Regulamentação – Depois de finalizado esse trabalho (o estudo foi publicado no Journal of Dairy Research, da Cambridge University Press), os pesquisadores decidiram enfrentar outro desafio: abrir caminho para regularização do queijo. Além de ensinarem boas práticas de fabricação aos produtores participantes da pesquisa, eles elaboraram o Regulamento Técnico de Identidade e Qualidade (RTIQ) – base legal que determina todas as características que o produto precisa ter para ser comercializado.
Esse trabalho foi feito em parceria com o Núcleo de Extensão e Pesquisa em Alimentos (NEPA) da Unicamp, e foi voltado para os produtores do município de Angatuba. Paralelamente, os pesquisadores da UFSCar ajudaram a implantar nesse município o Serviço de Inspeção Municipal (SIM) de produtos de origem animal/vegetal – cujo selo é essencial para a comercialização formal do produto.
Agora os pesquisadores se preparam para outro desafio: auxiliar na regularização do porungo nos municípios vizinhos, onde também existem produtores. Porém, novas pesquisas precisam ser feitas a fim de identificar essa produção, que normalmente ocorre na zona rural dos municípios.
O grupo também está apoiando a implementação de um consórcio entre 23 municípios, para possibilitar a criação de um Serviço de Inspeção que atenda a todos. Segundo o professor Naaman Silva, uma vez que o produtor adere a um sistema de inspeção, ele pode registrar o seu produto e comercializá-lo formalmente. “Todo esse trabalho possibilita a geração de renda para a família, geração de emprego na região e segurança para os consumidores”.
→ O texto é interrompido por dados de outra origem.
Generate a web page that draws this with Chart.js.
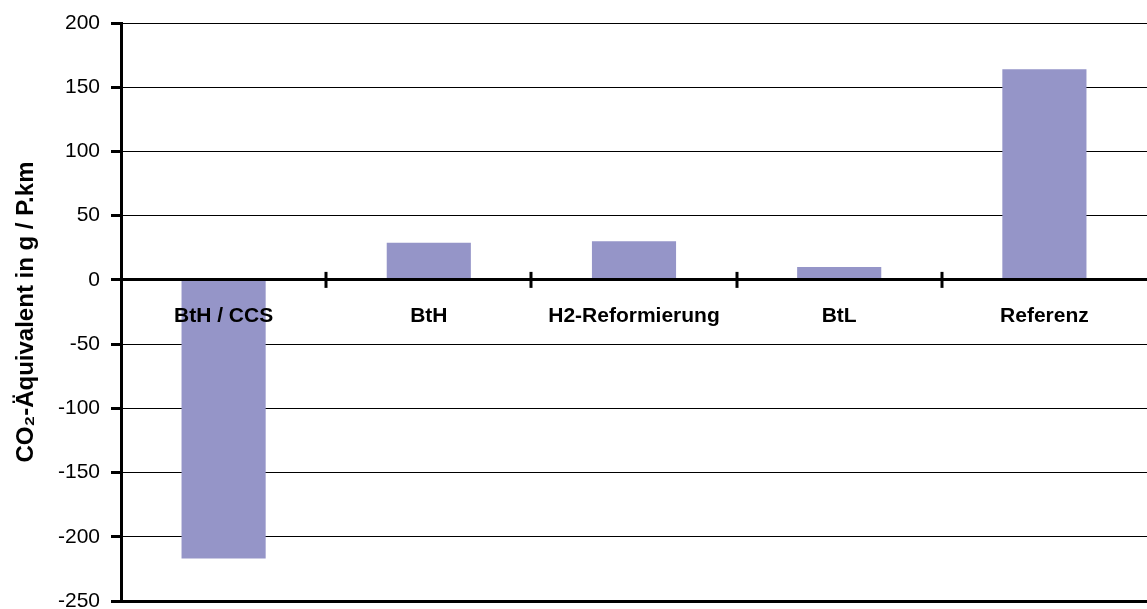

Os pesquisadores também veem um futuro promissor para o queijo porungo a partir da organização de uma associação de produtores, bem como o registro de Indicação Geográfica, que é obtido para valorizar produtos ou serviços que são característicos do seu local de origem.
Pimentel destaca que a produção do porungo na região é um negócio familiar, cuja tradição remonta a cem anos ou mais. “Os produtores contam que aprenderam com os pais, que por sua vez aprenderam com os avós e bisavós”, conta. No entanto, como não havia uma regulamentação específica para a produção do queijo, o negócio trazia baixo retorno financeiro, o que desestimula as novas gerações a darem continuidade ao negócio, havendo o risco da atividade se extinguir.
“Nossa proposta era agregar valor ao porungo. Se é um queijo que tem qualidade, regulamento próprio e selo de inspeção, isso significa que o seu valor de mercado pode aumentar. Os filhos começam a ver que o negócio é rentável e que vale a pena ficar na zona rural e manter a tradição familiar”, afirma.
E se depender desses pesquisadores, os produtores terão toda a ajuda neste sentido. “Por ser um produto da região, onde o campus da UFSCar está inserido, este queijo tem sido objeto de estudo de diversos trabalhos acadêmicos. Agora mesmo estamos finalizando pesquisas referentes à vida de prateleira do porungo, e há muito mais por vir”, conclui.